Set a reasonable time and place to meet face to face. Having a breakup interview in a public setting helps individuals manage their emotions, says Lubetkin. If possible, ask your partner’s friends to intercede to make sure your partner comes to the meeting and has support afterward.

Engage with Empathy

Empathy—the ability to understand someone else’s feelings—is essential whether you’re saying or hearing that the relationship can’t continue. Being mindful of the partner’s humanity helps the person take in what is always heard as something deeply wrong with oneself that caused the other to stop loving: “I know this is not what you want to hear.” “Maybe you’ve been feeling the same weakening of our relationship; we don’t have the same warmth.” “I want both of us to have the chance to find the closeness we no longer share.”

Grant the Good

Let the other person know all the things you’ve respected and admired. Then point out that while those things remain true, the feelings you once had have come apart.

Explain Why

Be honest, calm, and compassionate as you explain your view of what no longer works for you—”I’m not ready to make a long-term commitment.” “Something happened that I can’t get out of my mind.”—and mention any efforts you’ve made to get your partner to modify bothersome behavior.

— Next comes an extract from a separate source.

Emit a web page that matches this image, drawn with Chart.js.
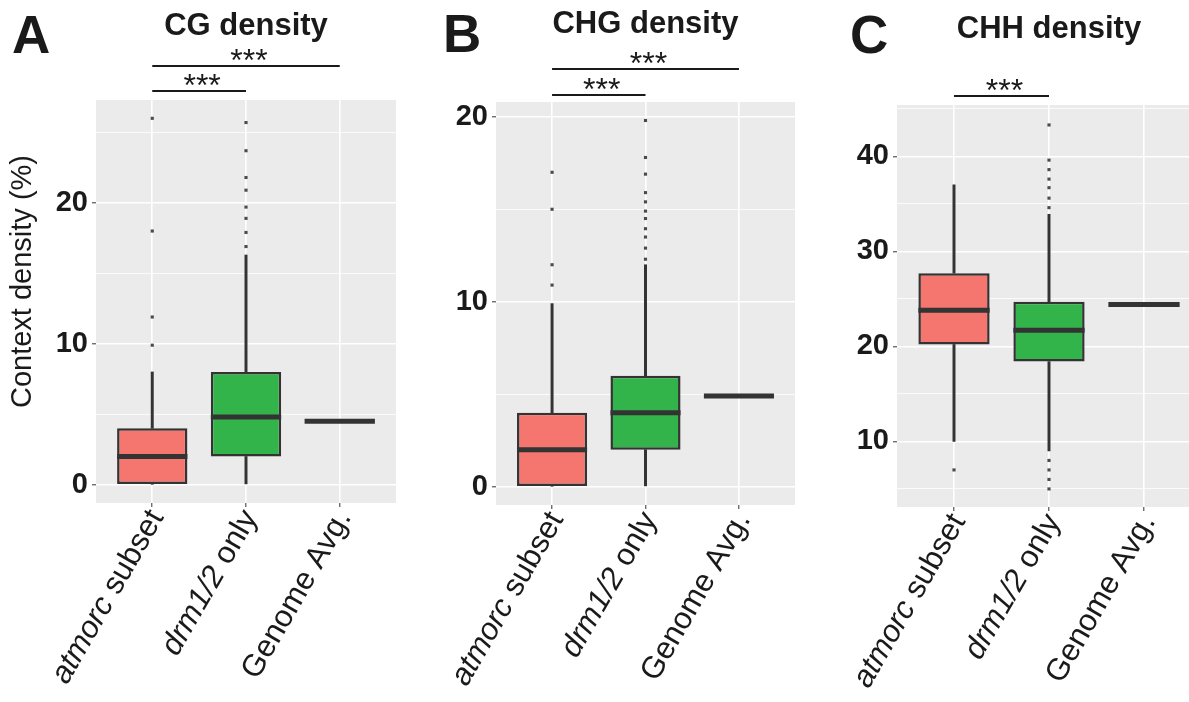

Listen carefully when it’s your partner’s turn to speak.

Avoid Put-Downs

Breakup talks do not benefit from all-encompassing judgments, either of the people you’re leaving or of yourself. They hurt, and they stir defensiveness, prolonging the discussion. Don’t resort to “I’m not a good person. It’s all my fault.” If there’s someone else in your life, say so.

Even Casual Relationships Have Strings

If you’ve been friends with benefits, remember the friends part. There is some kind of mutual regard and attachment.

Ask for Feedback

Exit interviews are most valuable when they provide information about what you could do better. Ask how your behavior and attitude contributed to the ruin of the relationship, Lubetkin urges. “Was I too demanding? Too clingy? Too distant?”

Show Generosity of Spirit

Once you’ve discussed what wasn’t working for you and why, “end with a wish or a ritual, something that says, ‘I release you to the world with love and light. I hope you find somebody who’s good for you,'” advises psychologist Alexandra Solomon.

If You Can’t Get the Full Story, Write It.

If a breakup convo doesn’t go well or happen at all, you don’t have to struggle with feeling worthless and humiliated. You can work through what happened on your own. Recount the breakup story in writing, including the failure to get an explanation—a sign the other lacks emotional maturity and that you need someone who can talk through hard things with you.

Disconnect

Unfriend and block each other on social media and take each other’s contact information out of your phones. It’s not mean. It’s enforcing a healthy boundary to permit healing.